PaaS requires new dictionary definition

Posted by Igor Moochnick on 06/21/2012

There is a big range of opinions on what PaaS means. Last week during the CloudExpo 2012, one of the representatives of the AT&T booth told me that they offer PaaS when I’ve mentioned that I’m an architect and a developer working to provide a cloud abstraction fabric. When I’ve asked him to elaborate, he explained that they provide a way to people to create some forms and workflows to collect customers’ data and aggregate it. When I’ve asked him about what development environment they support he looked at me like I was an idiot and said: “this is the whole beauty of it – no development or coding is required but if I need something extra, their smart support team will build it for me”. The explanation of their features reminded me of the Google Docs.

At this moment I felt I was talking to an alien from "Man in Black". I challenge the guy on the fact that their offering can’t be possibly called PaaS and that it’s closer rather to SaaS. The guy killed me with one simple statement: "we provide you a PLATFORM to build your forms, hence we provide a PLATFORM-as-a-Service".

This conversation represents a similar trend we had a couple of years ago when every vendor who was selling some type of virtualization was claiming an IaaS and cloud affiliation. This is exactly what is causing a huge confusion for the consumers and customers with what the cloud is and means, what it is for and what it can deliver.

I feel that there is a need for a good new dictionary definition that can coin and explain all the cloud-related taxonomy and can either clearly identify the boundaries between the realms or bring the new definitions to all these overlapping gray areas.

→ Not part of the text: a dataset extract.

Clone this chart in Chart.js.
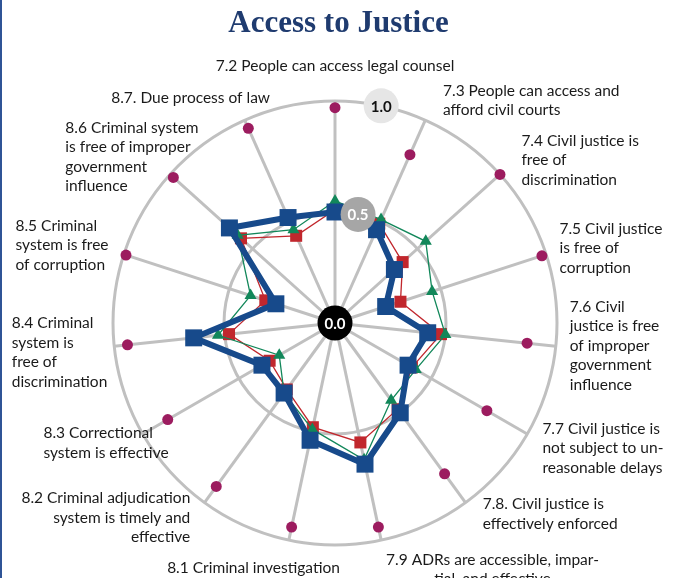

In my dictionary: PaaS is a realm for the developers only (no offense for the rest of the world). In this context I mean that PaaS is a systems that exposes a defined set of APIs for anyone who is willing to code new behavior and orchestrate new service and application on top of it. Only in this case it can be called platform.

I do agree that the word “platform” has a wider meaning but I’m looking to create a clear distinction in our verbal communications so we, between ourselves, will know what we’re talking about.